Often, when I need to be inspired, I go back to my roots. No, not my hair roots. I’ve let them go gray and increasingly thinner without regard to what it looks like (though now and then I’ll use “product” to keep it from flying all over the place and making me look like Larry Fine).
Whether I’m exercising, writing, contemplating life, cleaning the house, or just hanging out looking for something to create a spark within myself, I get drawn to what I like to call “kick-donkey rock ‘n’ roll.”
First and foremost, it’s just fun — at age 64 — to crank the Beatles singing “Dizzy Miss Lizzy” at wall-rattling decibels. But invariably, I find myself asking why I’m always so drawn to this stuff.
After all, life is supposed to go on, isn’t it? Even the inestimable St. Paul wrote that “when I became a man, I put the ways of childhood behind me.” Yet, here I am, doing YouTube searches for “The Eggplant That Ate Chicago” (for 200 points and the game, who sang it? No Googling!!).
What’s up with that?
The popular notion is that the music of our youth reflects more innocent times, but I reject that. The times were never innocent. We just thought they were.

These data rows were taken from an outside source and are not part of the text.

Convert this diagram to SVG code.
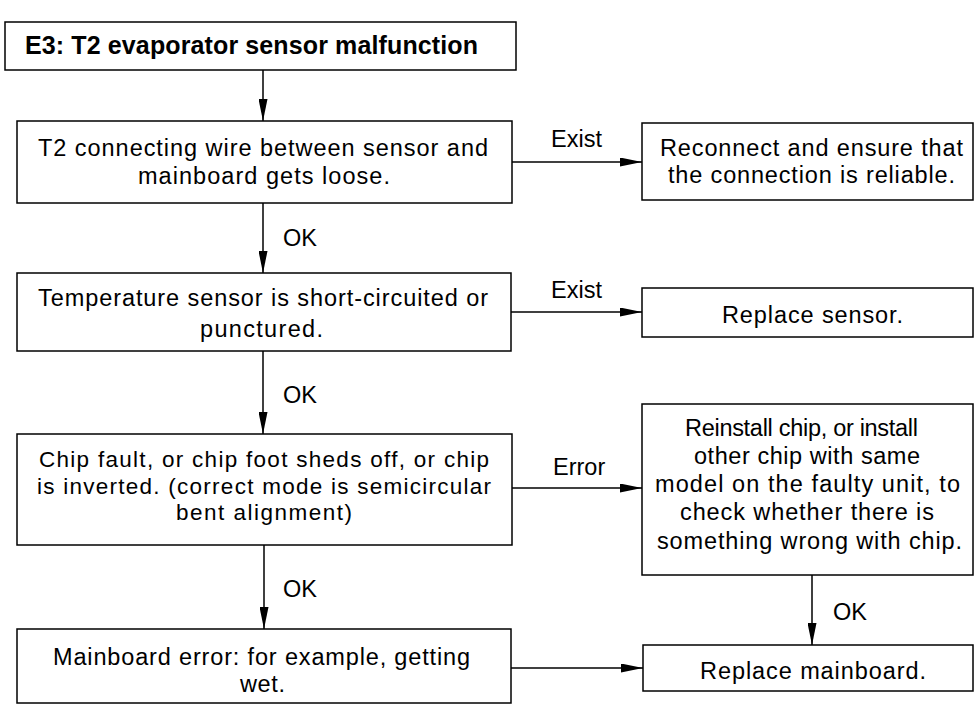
<svg xmlns="http://www.w3.org/2000/svg" width="974" height="704" viewBox="0 0 974 704">
<defs>
<marker id="ah" markerUnits="userSpaceOnUse" markerWidth="22" markerHeight="9" refX="22" refY="4.5" orient="auto">
<path d="M0,0 L22,4.5 L0,9 z" fill="#000"/>
</marker>
<style>
.box{fill:#fff;stroke:#000;stroke-width:1.5}
.t{font-family:"Liberation Sans",Arial,sans-serif;font-size:23.5px;fill:#000}
.s{font-size:22.5px}
.b{font-weight:bold;font-size:25px}
.c{stroke:#000;stroke-width:1.5;fill:none;marker-end:url(#ah)}
</style>
</defs>
<rect width="974" height="704" fill="#fff"/>
<g id="connectors">
<line class="c" x1="263" y1="70" x2="263" y2="121"/>
<line class="c" x1="263" y1="203" x2="263" y2="273"/>
<line class="c" x1="263" y1="351" x2="263" y2="434"/>
<line class="c" x1="264" y1="545" x2="264" y2="629"/>
<line class="c" x1="812" y1="575" x2="812" y2="645"/>
<line class="c" x1="512" y1="162" x2="642" y2="162"/>
<line class="c" x1="511" y1="312" x2="642" y2="312"/>
<line class="c" x1="512" y1="488" x2="642" y2="488"/>
<line class="c" x1="511" y1="668" x2="643" y2="668"/>
<text class="t" x="283" y="246">OK</text>
<text class="t" x="283" y="403">OK</text>
<text class="t" x="283" y="597">OK</text>
<text class="t" x="833" y="620">OK</text>
<text class="t" x="551" y="147">Exist</text>
<text class="t" x="551" y="298">Exist</text>
<text class="t" x="553" y="475">Error</text>
</g>
<g id="title">
<rect class="box" x="5" y="22" width="511" height="48"/>
<text class="t b" x="25" y="54" textLength="453" lengthAdjust="spacing">E3: T2 evaporator sensor malfunction</text>
</g>
<g id="n1">
<rect class="box" x="17" y="121" width="495" height="82"/>
<text class="t" x="38" y="156" textLength="450" lengthAdjust="spacing">T2 connecting wire between sensor and</text>
<text class="t" x="138" y="184" textLength="252" lengthAdjust="spacing">mainboard gets loose.</text>
</g>
<g id="n1a">
<rect class="box" x="642" y="123" width="331" height="77"/>
<text class="t" x="660" y="156" textLength="303" lengthAdjust="spacing">Reconnect and ensure that</text>
<text class="t" x="668" y="183" textLength="287" lengthAdjust="spacing">the connection is reliable.</text>
</g>
<g id="n2">
<rect class="box" x="17" y="273" width="494" height="78"/>
<text class="t" x="38" y="306" textLength="450" lengthAdjust="spacing">Temperature sensor is short-circuited or</text>
<text class="t" x="200" y="337" textLength="123" lengthAdjust="spacing">punctured.</text>
</g>
<g id="n2a">
<rect class="box" x="642" y="288" width="331" height="49"/>
<text class="t" x="722" y="323" textLength="181" lengthAdjust="spacing">Replace sensor.</text>
</g>
<g id="n3">
<rect class="box" x="17" y="434" width="495" height="111"/>
<text class="t s" x="39" y="467" textLength="450" lengthAdjust="spacing">Chip fault, or chip foot sheds off, or chip</text>
<text class="t s" x="37" y="494" textLength="454" lengthAdjust="spacing">is inverted. (correct mode is semicircular</text>
<text class="t s" x="176" y="520" textLength="176" lengthAdjust="spacing">bent alignment)</text>
</g>
<g id="n3a">
<rect class="box" x="642" y="404" width="331" height="171"/>
<text class="t" x="685" y="436" textLength="233" lengthAdjust="spacing">Reinstall chip, or install</text>
<text class="t" x="694" y="464" textLength="226" lengthAdjust="spacing">other chip with same</text>
<text class="t" x="655" y="492" textLength="305" lengthAdjust="spacing">model on the faulty unit, to</text>
<text class="t" x="680" y="520" textLength="254" lengthAdjust="spacing">check whether there is</text>
<text class="t" x="657" y="549" textLength="305" lengthAdjust="spacing">something wrong with chip.</text>
</g>
<g id="n4">
<rect class="box" x="17" y="629" width="494" height="74"/>
<text class="t" x="53" y="665" textLength="417" lengthAdjust="spacing">Mainboard error: for example, getting</text>
<text class="t" x="240" y="692" textLength="45" lengthAdjust="spacing">wet.</text>
</g>
<g id="n4a">
<rect class="box" x="643" y="645" width="330" height="46"/>
<text class="t" x="700" y="679" textLength="226" lengthAdjust="spacing">Replace mainboard.</text>
</g>
</svg>
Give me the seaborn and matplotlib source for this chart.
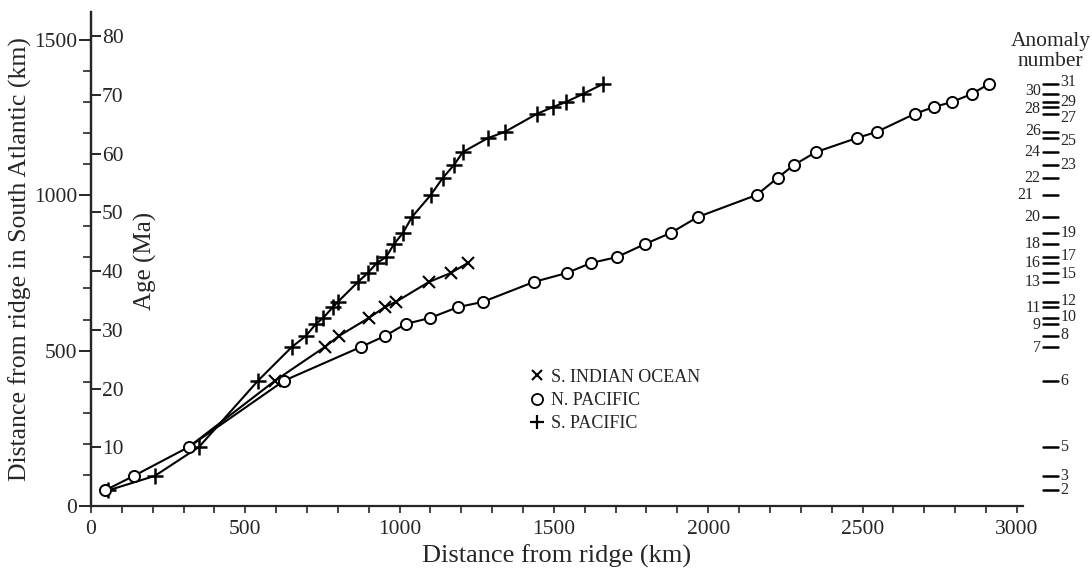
import numpy as np
import pandas as pd
import matplotlib
matplotlib.use('Agg')
import matplotlib.pyplot as plt
from matplotlib.lines import Line2D
from matplotlib.ticker import MultipleLocator
import seaborn as sns

# Anomaly positions (distance from ridge in the South Atlantic, km)
anomaly_numbers = [2, 3, 5, 6, 7, 8, 9, 10, 11, 12, 13, 15, 16, 17, 18, 19, 20,
                   21, 22, 23, 24, 25, 26, 27, 28, 29, 30, 31]
anomaly_dist = [50, 97, 190, 403, 512, 547, 586, 605, 640, 657, 721, 750, 782,
                801, 843, 879, 930, 1001, 1056, 1097, 1139, 1184, 1204, 1262,
                1284, 1300, 1326, 1358]
left_labels = [30, 28, 26, 24, 22, 21, 20, 18, 16, 13, 11, 9, 7]
# small nudges (km) so crowded labels don't collide
label_nudge = {31: 8, 30: 8, 29: 0, 28: -5, 27: -14, 26: 4, 25: -8, 17: 5, 15: -3,
               12: 4, 11: -4, 10: 3, 9: -3, 8: 4, 7: -4}

# distance from ridge (km) in each ocean, at the same anomalies
s_pacific_anoms = anomaly_numbers
s_pacific_x = [55, 207, 350, 541, 651, 696, 729, 752, 784, 800, 865, 897, 926,
               956, 982, 1011, 1040, 1101, 1140, 1176, 1205, 1286, 1341, 1445,
               1497, 1539, 1594, 1659]
n_pacific_anoms = anomaly_numbers
n_pacific_x = [45, 139, 317, 625, 875, 952, 1020, 1098, 1189, 1270, 1435, 1542,
               1620, 1704, 1795, 1879, 1966, 2157, 2225, 2277, 2349, 2481, 2546,
               2669, 2731, 2789, 2854, 2909]
s_indian_anoms = [5, 6, 7, 8, 10, 11, 12, 13, 15, 16]
s_indian_x = [317, 596, 758, 803, 900, 952, 988, 1095, 1166, 1221]

km_per_ma = 18.9
ymax = 1590

sns.set_style('ticks')
plt.rcParams['font.family'] = ['Liberation Serif', 'DejaVu Serif']

dist_of = dict(zip(anomaly_numbers, anomaly_dist))
def frame(anoms, xs, name):
    return pd.DataFrame({'x': xs, 'y': [dist_of[a] for a in anoms], 'ocean': name})

sp = frame(s_pacific_anoms, s_pacific_x, 'S. PACIFIC')
npac = frame(n_pacific_anoms, n_pacific_x, 'N. PACIFIC')
si = frame(s_indian_anoms, s_indian_x, 'S. INDIAN OCEAN')

fig = plt.figure(figsize=(10.92, 5.69), dpi=100)
ax = fig.add_axes([0.0833, 0.1107, 0.8535, 0.8683])

sns.lineplot(data=si, x='x', y='y', sort=False, color='black', lw=1.5,
             marker='x', markersize=8, markeredgewidth=1.5, markeredgecolor='black',
             markevery=list(range(1, len(si))), ax=ax, zorder=3)
sns.lineplot(data=sp, x='x', y='y', sort=False, color='black', lw=1.5,
             marker='+', markersize=11, markeredgewidth=1.8, markeredgecolor='black',
             ax=ax, zorder=3)
sns.lineplot(data=npac, x='x', y='y', sort=False, color='black', lw=1.5,
             marker='o', markersize=8, markerfacecolor='white', markeredgecolor='black',
             markeredgewidth=1.4, ax=ax, zorder=4)

ax.set_xlim(0, 3020)
ax.set_ylim(0, ymax)
sns.despine(ax=ax)
ax.spines['left'].set_linewidth(1.6)
ax.spines['bottom'].set_linewidth(1.6)

ax.xaxis.set_major_locator(MultipleLocator(500))
ax.xaxis.set_minor_locator(MultipleLocator(100))
ax.yaxis.set_major_locator(MultipleLocator(500))
ax.yaxis.set_minor_locator(MultipleLocator(100))
ax.tick_params(axis='x', which='both', direction='out', length=5, width=1.2,
               labelsize=15.5, pad=5)
ax.tick_params(axis='y', which='major', direction='out', length=9, width=1.4,
               labelsize=15.5, pad=1)
ax.tick_params(axis='y', which='minor', direction='out', length=6, width=1.2)
ax.set_xlabel('Distance from ridge (km)', fontsize=19, labelpad=4)
ax.set_ylabel('Distance from ridge in South Atlantic (km)', fontsize=18.5, labelpad=1)

# age axis on the same spine, ticks to the right
ax2 = ax.twinx()
ax2.set_ylim(0, ymax / km_per_ma)
for s in ['top', 'left', 'bottom']:
    ax2.spines[s].set_visible(False)
ax2.spines['right'].set_position(('axes', 0))
ax2.spines['right'].set_linewidth(1.6)
ax2.set_yticks(np.arange(10, 90, 10))
ax2.tick_params(axis='y', direction='out', length=7, width=1.4, labelsize=15.5, pad=1)
ax2.text(0.058, 0.497, 'Age (Ma)', transform=ax.transAxes, rotation=90,
         fontsize=18, ha='center', va='center')

# anomaly number scale
tr = ax.get_yaxis_transform()
for num, d in zip(anomaly_numbers, anomaly_dist):
    ax.plot([1.0215, 1.0376], [d, d], color='black', lw=1.8, transform=tr,
            clip_on=False)
    yl = d + label_nudge.get(num, 0)
    if num in left_labels:
        xl = 1.011 if num == 21 else 1.019
        ax.text(xl, yl, str(num), transform=tr, ha='right', va='center', fontsize=11.5)
    else:
        ax.text(1.040, yl, str(num), transform=tr, ha='left', va='center', fontsize=11.5)
fig.text(0.962, 0.91, 'Anomaly\nnumber', ha='center', va='center', fontsize=15.5,
         linespacing=1.05)

handles = [Line2D([], [], ls='none', marker='x', color='black', markersize=7, markeredgewidth=1.5),
           Line2D([], [], ls='none', marker='o', markerfacecolor='white', markeredgecolor='black',
                  markersize=8, markeredgewidth=1.3),
           Line2D([], [], ls='none', marker='+', color='black', markersize=10, markeredgewidth=1.6)]
ax.legend(handles, ['S. INDIAN OCEAN', 'N. PACIFIC', 'S. PACIFIC'],
          loc='upper left', bbox_to_anchor=(0.485, 0.352), bbox_transform=fig.transFigure,
          frameon=False, fontsize=13, handlelength=0.8, handletextpad=0.4,
          labelspacing=0.35, borderpad=0, borderaxespad=0)

fig.savefig('out.png', dpi=100)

The more you go back and study them, the more you realize that things were just as messed up in 1965 as they are today. There was racism. There was the Vietnam War. There were poor people. And there were always horrible living conditions. The Item Santa Fund was established in 1966, which only proves the need was just as real 51 years ago as it is today.
So there’s no way anyone can say these were idyllic times.
The only thing I can say with any certainty is that I was shielded from all of it. I lived in a nice neighborhood, on a quiet street, where the ice cream man came just about every day. We played baseball on the street.
As kids, we went in and out of each other’s yards without thinking twice about it. We fought over whether the ball was foul or fair without worrying about getting knifed or worse. And on hot summer days we sat around in air conditioned living rooms listening to The Turtles, The Lovin’ Spoonful and the Mamas and Papas, and some song called “Let’s Call It A Day Girl” on the turntable.
There may have been a Vietnam War, but I knew about it only because I kept getting annoyed when the Gulf of Tonkin Resolution hearings interrupted my normal afternoon TV watching. And I wasn’t encouraged to care about it, and consequently didn’t, until my older cousins started getting drafted.
Racism was something that happened in Mississippi and Alabama, not right under my nose. Our neighborhood was near enough to America Park (now Kings Lynne) so that I knew where it was. But my contact with anyone who lived there was minimal — at least until I got old enough to cut through it on my way to play basketball at Hood Park.
Where is this going? When I sat down to write this, I was going to bemoan the explosion of sexual harassment incidents that have splashed onto us like muddy water after some jerk has motored through a puddle. And I was going to sermonize, sadly, about how awful it must be to be 12 years old and not be able to get away from this stuff the way I could escape the realities of the modern world at the same age.
To put myself in the mood, I played the Beatles’ “Help” album, which concludes with the aforementioned “Dizzy Miss Lizzy.” Despite making an attempt to concentrate on writing words of wisdom, I pumped up the volume and furiously tapped my feet.
And I thought to myself, “aha!’ It’s not the innocence of the times we miss as much as we miss our own innocence (maybe even naivete) of them. At least that’s true in my case. I’m sure there are others, who didn’t grow up next to June and Ward Cleaver, who have different recollections.
But in some ways, there’s innocence in all youth, because we’re just not ready, emotionally, to properly process what really goes on in life.
This is why I spend my spare time on YouTube trying to find rare versions of songs I grew up listening to. This is why, when I find something that intrigues me, I end up putting it on Facebook as if I’d just discovered some long-lost treasure-trove. It helps me remain oblivious to what’s going on now, because it — and the sheer volume of it — isn’t just disgusting. It’s tragic. And even at my age, it makes me want to go out and sit on the curb, the way I did when I was 8, and wait for the ice cream truck, and care about nothing else.